Aynı Yasanın her iki maddesinde aynı amacın belirlenmesi için aynı kelimeler kullanılmasına, daha geniş bir uygulama alanı olan Danıştaydaki iptal davalarında sürenin 90 tam günün geçmiş olması kuralı uygulanmasına rağmen, aynı miktar süreyi esas alan aynı tür davanın Anayasa Mahkemesindeki incelenmesinde yapılan süre hesabında yayım günü de hesaba katılmak suretiyle bu kural dışına çıkılması, yapıcısı aynı olan Yasanın amacını da aşar bir durum yaratmaktadır. Özellikle 150. maddedeki sürenin uygulama yönünden Danıştay’daki uygulamaya dayanılarak konulduğunun ilgili komisyon sözcüsü tarafından açıklanmış bulunması ve o zamanki Danıştay uygulamasının da şimdiki gibi olması, bu düşüncemizin doğruluğunu hiçbir kuşkuya yer bırakmayacak derecede açıklığa kavuşturmaktadır.

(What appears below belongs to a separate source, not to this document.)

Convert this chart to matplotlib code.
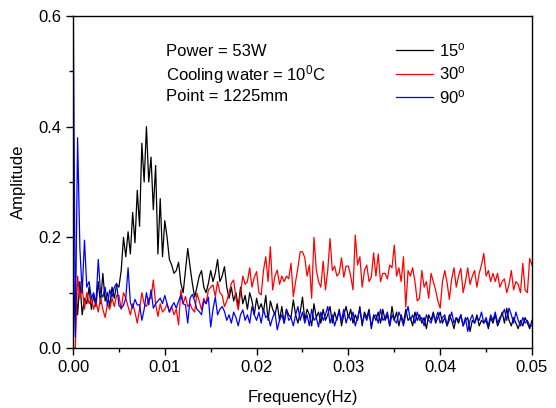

3- Nihayet ortada Anayasal bir denetim söz konusu olup bu denetime imkân veren koşulların bir haylı sınırlandırılmış bulunması karşısında hak düşürücü bir sürenin hesabında, Anayasa Hukukunu da içeren kamu hukuku alanındaki içtihat da gözönünde tutulmadan buna göre yapılagelen uygulama dışına çıkılması, Anayasal denetimin kanun yapıcı tarafından öngörülmemiş olan başka bir yönden daha da daraltılması ve böylece Anayasaya aykırılık ihtilâflarının bu gibi hallerde Anayasa Mahkemesince incelenememesi sonucunu doğuracaktır. Oysa bu durum Anayasa Mahkemesinin kuruluş nedenine ters düşmektedir. Çünkü hak düşürücü sürenin hesabında yasa metninde bir an için açık olmayan bir ifade bulunduğu var sayılsa bile, bu gibi hallerde emsal uygulamalarda gönünde tutulmak suretiyle geniş anlamlı yoruma gidelerek anayasal denetime imkân sağlanması gerekir.
SONUÇ :
Yukarıda açıklanan nedenler sürenin geçmiş olduğu yolundaki çoğunluk kararına karşıyız.